Using a weighted average for responses, where five equaled most important and one equaled the least importance, improving audience targeting came out on top with a score of 4.3, while restricting ad fraud stumbled in at 3.62. Issues around improving attribution measurement and avoiding unsafe brand environments came in between.
“It’s easier for marketers to deny, deny, deny,” said Keith Hernandez, CEO of Launch Angle,. “Some marketers are saying, ‘this might be an industry problem, but it’s not our problem.”
But unfortunately for marketers, with $20 billion dollars stolen by fraudsters annually worldwide and the growing sophistication of ad fraud tactics, it unquestionably is their problem.
Some also argue that ad fraud is the fundamental issue for marketers giving the impact it has on areas like audience targeting or campaign measurement. ”
How good is audience targeting and how representative is attribution if a significant percentage of the “audience” are bots?” asked Israel Mirsky, Executive Director, Global Technology and Emerging Platforms, OMD Worldwide. Without fighting against ad fraud first, trying to fix other issues could be an effort in futility.
Rather than address the issue themselves, some marketers could still be relying on their agencies to keep them safe from fraudulent ads. Even as work like creating media strategies are increasingly done in-house, the execution and onus for evading ad fraud still reside with the agency.
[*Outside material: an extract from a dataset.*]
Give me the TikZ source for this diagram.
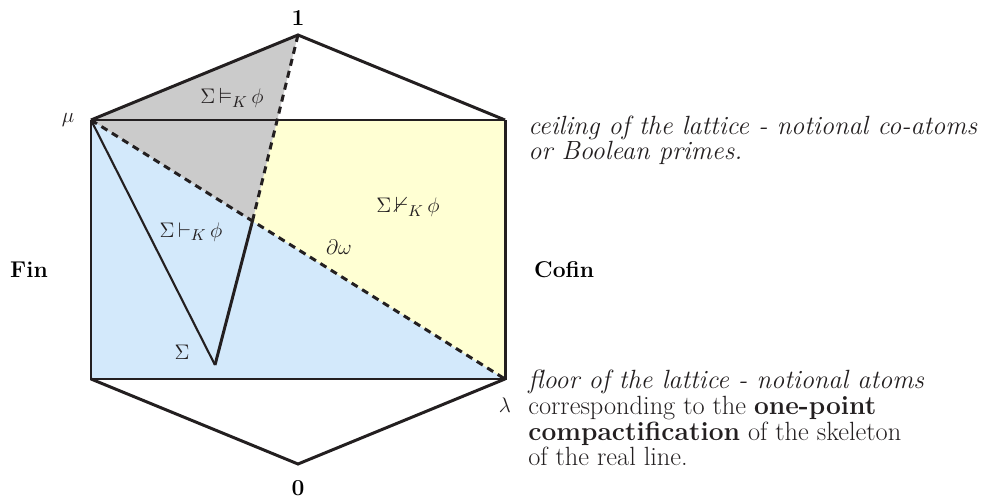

“We’re are paying tens of millions if not hundreds of millions to agencies to do that due diligence for us. But really, should we?” said Hernandez. Given that the flawed auditing process by agencies and third-parties can fail to shed light on how much fraudulent inventory agencies buy, it is a fair question to ask.
“While ad fraud is universally decried, its true cost is buried in the media stack and daunting to unpack, while the economics of targeting is relatively straightforward,” said Daniel Jaye, CEO of customer-data-platform Aqfer.